Plasma instability and amplification of electromagnetic waves in low-dimensional electron systems

Twenty years ago active experimental studies of plasma oscillations in two-dimensional electron systems (2DES’s) in Si metal-oxide-semiconductor field-effect transistors and ${\mathrm{G}\mathrm{a}\mathrm{A}\mathrm{s}/\mathrm{A}\mathrm{l}}_x{\mathrm{Ga}}_{1-x}\mathrm{As}$ heterostructures began. From the outset the idea of using the radiative decay of grating-coupled 2D plasmons for creation of tunable solid-state far-infrared sources has been discussed in the literature; however, numerous attempts to realize it in far-infrared 2D plasmon emission experiments (in which the plasmons are excited by a strong dc current flowing in the 2DES) have failed: the intensity of radiation turned out to be too small to be promising for device applications.

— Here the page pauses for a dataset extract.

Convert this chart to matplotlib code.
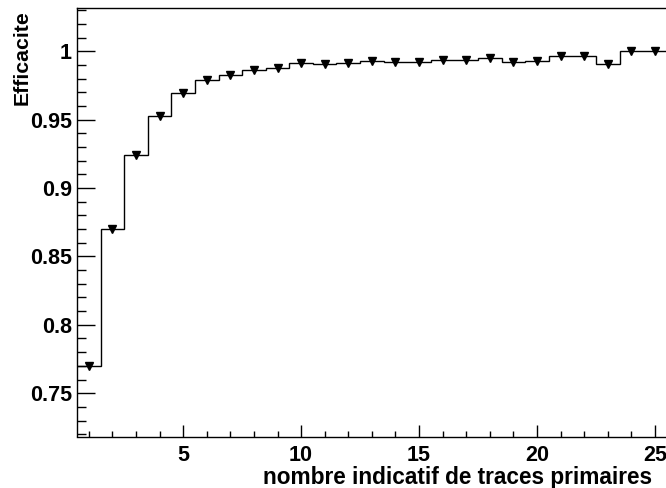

We present a complete analytic theory of a grating-coupled 2DES with a flowing current. We show why the devices have not worked properly so far, and what should be done to increase the radiation, to get an amplification of light, and to reduce threshold currents of amplification down to experimentally achievable values. The main idea of the work—to replace the commonly employed metal grating by a quantum-wire one—allows one essentially to reduce threshold currents, and to increase the amplification of waves by several orders of magnitude. We show that tunable far-infrared emitters, amplifiers, and generators can be created at realistic parameters of modern semiconductor heterostructures. This work opens new ways to the practical implementation of plasma waves in low-dimensional electron systems.